Biden and Trump
Biden and TrumpReuters

US President Joe Biden has blocked a second attempt by former President Donald Trump to withhold documents sought by lawmakers investigating the January 6 attack on the US Capitol and ordered the latest batch to be handed over to Congress, Reuters reported on Tuesday.

“Biden has determined that an assertion of executive privilege is not in the best interests of the United States, and therefore is not justified,” Biden’s counsel Dana Remus wrote in an October 25 letter to the National Archives and Records Administration, according to the report.

Taylor Budowich, a spokesman for Trump, did not immediately respond to a request for comment.

Biden earlier this month blocked Trump’s first bid to withhold an initial tranche of documents related to the Capitol riots.

In response, Trump filed a lawsuit seeking to block White House records from his tenure there being obtained by the congressional committee. The lawsuit accuses the select committee and its chairman, Rep. Bennie Thompson, of harassing Trump and senior members of his administration with “an illegal, unfounded, and overbroad records request to the Archivist of the United States.”

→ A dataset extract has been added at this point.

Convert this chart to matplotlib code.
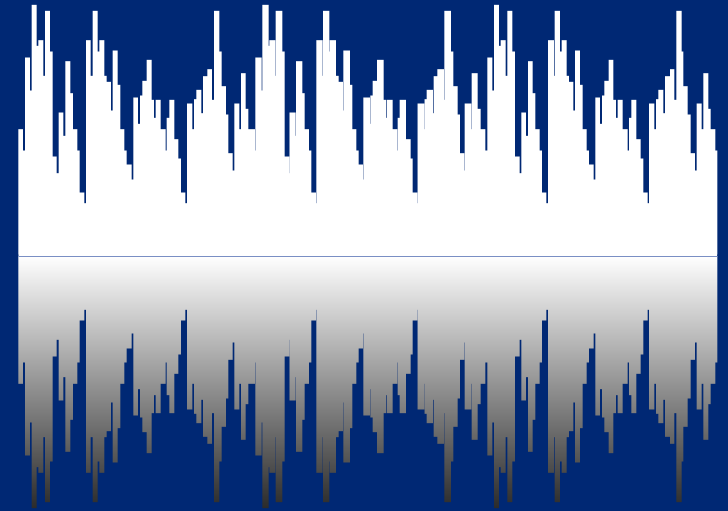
import numpy as np
import matplotlib
matplotlib.use("Agg")
import matplotlib.pyplot as plt
from matplotlib.colors import LinearSegmentedColormap

# Waveform levels of one repeating cycle (amplitude units)
cycle_levels = [382, 318, 597, 498, 755, 632, 649, 542, 737, 615, 300, 250, 432, 362, 586, 490, 382, 318, 192, 160,
                649, 542, 737, 615, 649, 542, 524, 438, 618, 515, 382, 318, 276, 231, 477, 398, 483, 527, 590, 470,
                416, 470, 382, 318, 416, 470, 352, 294, 192, 160, 459, 382, 472, 500, 430, 541, 562, 470, 737, 615,
                511, 426, 310, 258, 459, 382, 550, 443]
tail_levels = [382, 318]

# Step start times read for each cycle
cycle1_times = [55, 69, 75, 90, 95, 110, 115, 130, 135, 150, 158, 170, 176, 190, 196, 211, 219, 232, 239, 253,
                258, 272, 278, 293, 298, 313, 320, 333, 338, 353, 361, 373, 380, 395, 400, 414, 420, 427, 440, 455,
                462, 467, 482, 497, 500, 508, 523, 535, 543, 556, 561, 577, 582, 589, 604, 609, 622, 636, 642, 658,
                665, 678, 685, 698, 703, 718, 723, 737]
cycle2_times = [745, 765, 766, 785, 787, 806, 808, 826, 827, 847, 854, 868, 868.5, 887, 888, 907, 914, 927, 934, 948,
                949, 968, 969, 988, 989, 1008, 1016, 1029, 1030, 1050, 1057, 1069, 1076, 1089, 1090, 1110, 1111, 1118, 1131, 1151,
                1158, 1160, 1178, 1192, 1193, 1199, 1218, 1232, 1238, 1252, 1252.7, 1273, 1273.7, 1280, 1299, 1301, 1312, 1332, 1333, 1353,
                1360, 1373, 1380, 1393, 1394, 1414, 1415, 1433]
cycle3_times = [1442, 1456, 1462, 1477, 1482, 1497, 1502, 1517, 1522, 1537, 1545, 1559, 1564, 1578, 1584, 1598, 1606, 1619, 1626, 1639,
                1644, 1662, 1664, 1680, 1685, 1700, 1707, 1720, 1725, 1740, 1748, 1760, 1767, 1781, 1786, 1800, 1806, 1813, 1826, 1840,
                1848, 1853, 1868, 1883, 1887, 1894, 1909, 1922, 1930, 1943, 1947, 1963, 1968, 1975, 1990, 1995, 2010, 2023, 2029, 2045,
                2050, 2063, 2072, 2085, 2090, 2105, 2110, 2125]
tail_times = [2132, 2146]
end_time = 2152

times = np.array(cycle1_times + cycle2_times + cycle3_times + tail_times + [end_time], dtype=float)
levels = np.array(cycle_levels * 3 + tail_levels, dtype=float)

BG = "#002874"
X_MAX = 2184
Y_TOP, Y_BOTTOM = 769.5, -763.5
SIDE_MARGIN_LEVEL = 6
fig = plt.figure(figsize=(7.28, 5.11), dpi=100, facecolor=BG)
ax = fig.add_axes([0, 0, 1, 1], facecolor=BG)
ax.axis("off")

# Upper white waveform
upper = ax.stairs(levels, times, baseline=0, fill=True, color="white", lw=0, zorder=2)
upper.set_snap(False)

# Gradient panel for the reflection; the background colour then covers everything outside the mirrored levels
cmap = LinearSegmentedColormap.from_list("reflect", ["#ffffff", "#2a2a2a"])
grad = np.linspace(0, 1, 256).reshape(-1, 1)
ax.imshow(grad, cmap=cmap, origin="upper", aspect="auto", extent=(0, X_MAX, Y_BOTTOM, 0), zorder=1,
          interpolation="bilinear")
cover_times = np.concatenate([[0], times, [X_MAX]])
cover_levels = np.concatenate([[SIDE_MARGIN_LEVEL], -levels, [SIDE_MARGIN_LEVEL]])
cover = ax.stairs(cover_levels, cover_times, baseline=Y_BOTTOM, fill=True, color=BG, lw=0, zorder=2)
cover.set_snap(False)
ax.set_xlim(0, X_MAX)
ax.set_ylim(Y_BOTTOM, Y_TOP)

# Centre line
ax.plot([times[0], times[-1]], [0, 0], color="#7a8fc4", lw=0.72, zorder=3, solid_capstyle="butt", snap=False)

fig.savefig("out.png", dpi=100, facecolor=BG)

In both cases, the White House told the federal archivist that Congress must “understand the circumstances that led to ... the most serious attack on the operations of the federal government since the Civil War.”

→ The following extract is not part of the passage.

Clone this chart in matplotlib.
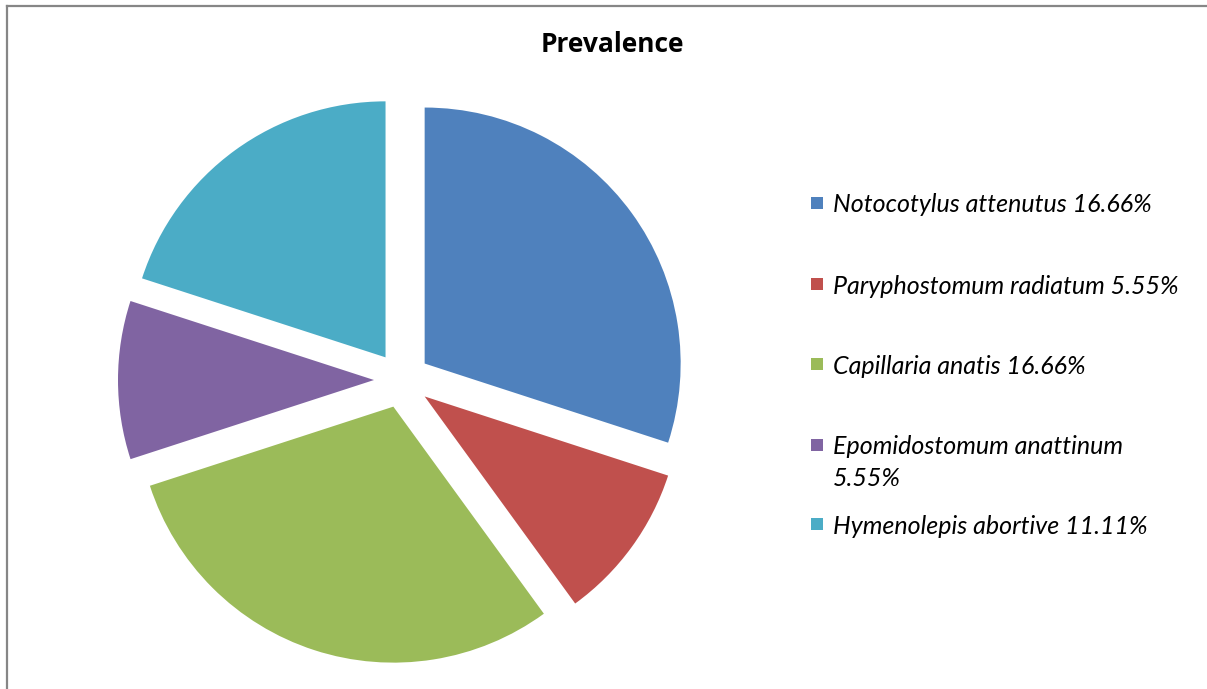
import matplotlib
matplotlib.use("Agg")
import matplotlib.pyplot as plt
from matplotlib.patches import Rectangle
from matplotlib.lines import Line2D

# Data
species = ["Notocotylus attenutus", "Paryphostomum radiatum", "Capillaria anatis",
           "Epomidostomum anattinum", "Hymenolepis abortive"]
prevalence = [16.66, 5.55, 16.66, 5.55, 11.11]
legend_labels = ["Notocotylus attenutus 16.66%", "Paryphostomum radiatum 5.55%",
                 "Capillaria anatis 16.66%", "Epomidostomum anattinum\n5.55%",
                 "Hymenolepis abortive 11.11%"]
colors = ["#4F81BD", "#C0504D", "#9BBB59", "#8064A2", "#4BACC6"]
title = "Prevalence"

W, H = 1207, 689
fig = plt.figure(figsize=(W / 100, H / 100), dpi=100)
fig.patch.set_facecolor("white")

# chart border (only left/top visible)
fig.add_artist(Line2D([6.5 / W, 6.5 / W], [0, 1 - 5.5 / H], transform=fig.transFigure,
                      color="#868686", linewidth=1.6))
fig.add_artist(Line2D([6.5 / W, 1], [1 - 5.5 / H, 1 - 5.5 / H], transform=fig.transFigure,
                      color="#868686", linewidth=1.6))

# Pie axes: centre (402, 380) px, radius 256 px
cx, cy, R = 402, 380, 256
half = 300
ax = fig.add_axes([(cx - half) / W, (H - cy - half) / H, 2 * half / W, 2 * half / H])
wedges, _ = ax.pie(prevalence, colors=colors, startangle=90, counterclock=False,
                   explode=[28 / R] * len(prevalence), radius=1.0,
                   wedgeprops=dict(linewidth=0))
for w in wedges:
    w.set_clip_on(False)
ax.set_xlim(-half / R, half / R)
ax.set_ylim(-half / R, half / R)
ax.axis("off")

fig.text(612 / W, 1 - 45 / H, title, ha="center", va="center",
         fontsize=19, fontweight="bold", family="Open Sans")

# Legend (manual, Excel-style)
legend_y = [203, 284, 364, 445, 524]
line_gap = 32
for lab, col, y in zip(legend_labels, colors, legend_y):
    fig.add_artist(Rectangle((811 / W, 1 - (y + 6) / H), 12 / W, 12 / H,
                             transform=fig.transFigure, facecolor=col, edgecolor="none"))
    for i, line in enumerate(lab.split("\n")):
        fig.text(833 / W, 1 - (y + i * line_gap) / H, line, ha="left", va="center_baseline",
                 fontsize=18, style="italic", family="Lato")

fig.savefig("out.png", dpi=100)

In May, the US House of Representatives passed a bill to form a commission to probe the January 6 attack on the Capitol. The bill was approved in a 252-175 vote, with 35 Republicans joining all Democrats in support.

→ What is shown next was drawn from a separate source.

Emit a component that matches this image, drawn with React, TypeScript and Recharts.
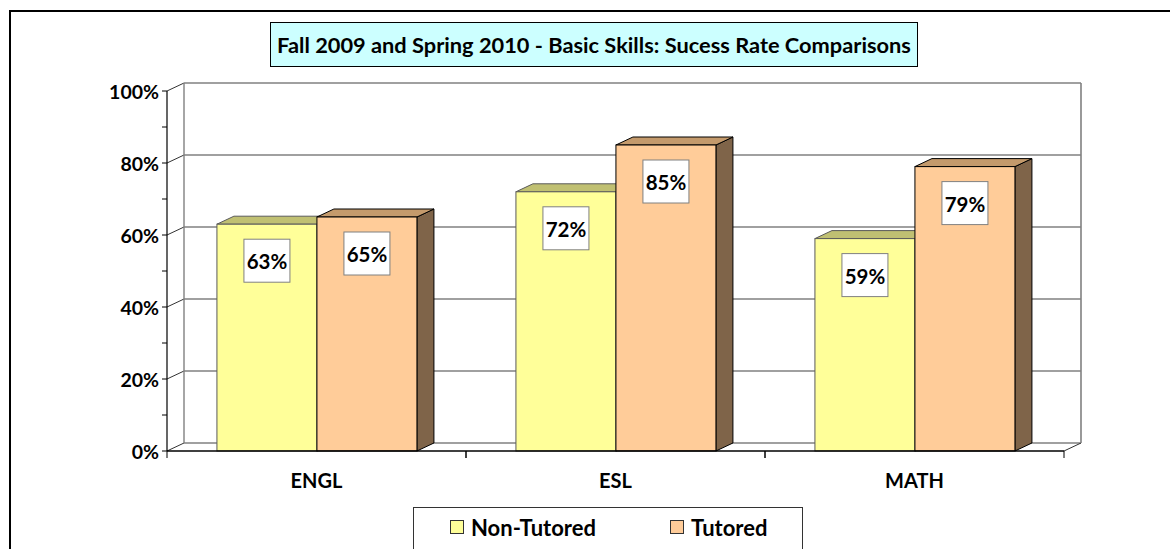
import React from "react";
import { BarChart, Bar, XAxis, YAxis, CartesianGrid, LabelList, Legend } from "recharts";

const categories = ["ENGL", "ESL", "MATH"];
const nonTutored = [63, 72, 59];
const tutored = [65, 85, 79];
const yTicks = [0, 10, 20, 30, 40, 50, 60, 70, 80, 90, 100];
const seriesNames = ["Non-Tutored", "Tutored"];
const titleText = "Fall 2009 and Spring 2010 - Basic Skills: Sucess Rate Comparisons";

const data = categories.map((c, i) => ({ cat: c, nonTutored: nonTutored[i], tutored: tutored[i] }));

const W = 1170;
const H = 549;
const MARGIN = { top: 91, right: 106, bottom: 58, left: 87 };
const Y_W = 80;
const X_H = 40;
const PLOT_W = W - MARGIN.left - Y_W - MARGIN.right;
const DX = 17;
const DY = 8;
const FONT = "Lato, 'Open Sans', sans-serif";
const GRID = "#808080";

const COLORS = {
  nonFront: "#FFFF99",
  nonTop: "#C0C072",
  nonSide: "#80804C",
  nonStroke: "#5a5a5a",
  tutFront: "#FFCC99",
  tutTop: "#C49A6C",
  tutSide: "#7F6449",
  tutStroke: "#000000",
};

const make3D = (front: string, top: string, side: string, stroke: string) => (props: any) => {
  const x = Number(props.x);
  const y = Number(props.y);
  const w = Number(props.width);
  const h = Number(props.height);
  if (!isFinite(x) || !isFinite(y) || !isFinite(w) || !isFinite(h)) return null;
  return (
    <g>
      <polygon
        points={`${x + w},${y} ${x + w + DX},${y - DY} ${x + w + DX},${y + h - DY} ${x + w},${y + h}`}
        fill={side}
        stroke={stroke}
        strokeWidth={1}
        strokeLinejoin="round"
      />
      <polygon
        points={`${x},${y} ${x + DX},${y - DY} ${x + w + DX},${y - DY} ${x + w},${y}`}
        fill={top}
        stroke={stroke}
        strokeWidth={1}
        strokeLinejoin="round"
      />
      <rect x={x} y={y} width={w} height={h} fill={front} stroke={stroke} strokeWidth={1} />
    </g>
  );
};

const ValueBox = (props: any) => {
  const x = Number(props.x);
  const y = Number(props.y);
  const w = Number(props.width);
  const cx = x + w / 2;
  const top = y + 15;
  return (
    <g>
      <rect x={cx - 23} y={top} width={46} height={43} fill="#ffffff" stroke="#808080" strokeWidth={1} />
      <text
        x={cx}
        y={top + 22}
        textAnchor="middle"
        dominantBaseline="central"
        fontFamily={FONT}
        fontWeight={700}
        fontSize={20.5}
        fill="#000"
      >
        {props.value}%
      </text>
    </g>
  );
};

const YTick = (props: any) => {
  const x = Number(props.x);
  const y = Number(props.y);
  const v = props.payload.value;
  const major = v % 20 === 0;
  return (
    <g>
      <line x1={x - 5} y1={y} x2={x} y2={y} stroke="#000" strokeWidth={1} />
      {major && (
        <text
          x={x - 8}
          y={y}
          textAnchor="end"
          dominantBaseline="central"
          fontFamily={FONT}
          fontWeight={700}
          fontSize={19.5}
          fill="#000"
        >
          {v}%
        </text>
      )}
    </g>
  );
};

const XTick = (props: any) => {
  const x = Number(props.x);
  const y = Number(props.y);
  const half = PLOT_W / categories.length / 2;
  return (
    <g>
      <line x1={x - half} y1={y} x2={x - half} y2={y + 7} stroke="#000" strokeWidth={1} />
      <line x1={x + half} y1={y} x2={x + half} y2={y + 7} stroke="#000" strokeWidth={1} />
      <text
        x={x}
        y={y + 29}
        textAnchor="middle"
        dominantBaseline="central"
        fontFamily={FONT}
        fontWeight={700}
        fontSize={20}
        fill="#000"
      >
        {props.payload.value}
      </text>
    </g>
  );
};

const GridLine = (props: any) => {
  const x1 = Number(props.x1);
  const x2 = Number(props.x2);
  const y1 = Number(props.y1);
  const idx = Number(props.index);
  const top = props.y != null ? Number(props.y) : MARGIN.top;
  const bottom = props.height != null ? top + Number(props.height) : H - MARGIN.bottom - X_H;
  const isTop = Math.abs(y1 - top) < 0.5;
  const isBottom = Math.abs(y1 - bottom) < 0.5;
  if (idx % 2 === 1) return <g />;
  return (
    <g>
      <line x1={x1} y1={y1} x2={x1 + DX} y2={y1 - DY} stroke="#333" strokeWidth={1} />
      <line x1={x1 + DX} y1={y1 - DY} x2={x2 + DX} y2={y1 - DY} stroke={GRID} strokeWidth={1.6} />
      {isBottom && <line x1={x2} y1={y1} x2={x2 + DX} y2={y1 - DY} stroke="#333" strokeWidth={1} />}
      {isTop && (
        <>
          <line x1={x1 + DX} y1={y1 - DY} x2={x1 + DX} y2={bottom - DY} stroke={GRID} strokeWidth={1.4} />
          <line x1={x2 + DX} y1={y1 - DY} x2={x2 + DX} y2={bottom - DY} stroke={GRID} strokeWidth={1.6} />
        </>
      )}
    </g>
  );
};

const LegendContent = () => (
  <div
    style={{
      position: "relative",
      width: 388,
      height: 60,
      border: "1px solid #333",
      background: "#fff",
      fontFamily: FONT,
      fontWeight: 700,
      fontSize: 22,
      color: "#000",
    }}
  >
    {[COLORS.nonFront, COLORS.tutFront].map((c, i) => (
      <div
        key={i}
        style={{
          position: "absolute",
          left: i === 0 ? 36 : 256,
          top: 5,
          display: "flex",
          alignItems: "center",
          height: 28,
          whiteSpace: "nowrap",
        }}
      >
        <span
          style={{
            display: "inline-block",
            width: 12,
            height: 12,
            background: c,
            border: "1px solid #333",
            marginRight: 7,
          }}
        />
        <span>{seriesNames[i]}</span>
      </div>
    ))}
  </div>
);

export default function App() {
  return (
    <div style={{ position: "relative", width: W, height: H, overflow: "hidden", background: "#fff" }}>
      <style>{"body{margin:0;}"}</style>
      <div
        style={{
          position: "absolute",
          left: 9,
          top: 10,
          width: 1400,
          height: 800,
          border: "2px solid #000",
          boxSizing: "border-box",
        }}
      />
      <div
        style={{
          position: "absolute",
          left: 270,
          top: 22,
          width: 648,
          height: 45,
          boxSizing: "border-box",
          background: "#CCFFFF",
          border: "1px solid #000",
          display: "flex",
          alignItems: "center",
          justifyContent: "center",
          fontFamily: FONT,
          fontWeight: 700,
          fontSize: 21.8,
          color: "#000",
          whiteSpace: "nowrap",
        }}
      >
        {titleText}
      </div>
      <div style={{ position: "absolute", left: 0, top: 0 }}>
        <BarChart
          width={W}
          height={H}
          data={data}
          margin={MARGIN}
          barCategoryGap="16.7%"
          barGap={0}
        >
          <CartesianGrid horizontal={GridLine as any} vertical={false} />
          <XAxis
            dataKey="cat"
            height={X_H}
            axisLine={{ stroke: "#000", strokeWidth: 1.5 }}
            tickLine={false}
            tickSize={0}
            tickMargin={0}
            tick={XTick as any}
            interval={0}
          />
          <YAxis
            width={Y_W}
            domain={[0, 100]}
            ticks={yTicks}
            interval={0}
            axisLine={{ stroke: "#000", strokeWidth: 1.2 }}
            tickLine={false}
            tickSize={0}
            tickMargin={0}
            tick={YTick as any}
          />
          <Legend
            layout="horizontal"
            verticalAlign="middle"
            align="center"
            wrapperStyle={{ left: 413, top: 507, width: 390, height: 60 }}
            content={LegendContent as any}
          />
          <Bar
            dataKey="nonTutored"
            name={seriesNames[0]}
            fill={COLORS.nonFront}
            shape={make3D(COLORS.nonFront, COLORS.nonTop, COLORS.nonSide, COLORS.nonStroke) as any}
            isAnimationActive={false}
          >
            <LabelList dataKey="nonTutored" content={ValueBox as any} />
          </Bar>
          <Bar
            dataKey="tutored"
            name={seriesNames[1]}
            fill={COLORS.tutFront}
            shape={make3D(COLORS.tutFront, COLORS.tutTop, COLORS.tutSide, COLORS.tutStroke) as any}
            isAnimationActive={false}
          >
            <LabelList dataKey="tutored" content={ValueBox as any} />
          </Bar>
        </BarChart>
      </div>
    </div>
  );
}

Two days later, however, Senate Republicans blocked the legislation. Senators voted 54-35 on the House-passed bill, falling short of the 10 GOP votes needed to get it over an initial hurdle.

Without any pathway forward in the Senate, House Speaker Nancy Pelosi announced she would use her power to pursue a select committee in the House that will be controlled by Democrats.

House Minority Leader Kevin McCarthy then protested Pelosi's refusal to seat two of the Republicans he named to the panel — Reps. Jim Banks and Jim Jordan.

The House of Representatives then voted 218-197 against McCarthy’s effort to seat his preferred members for the select committee.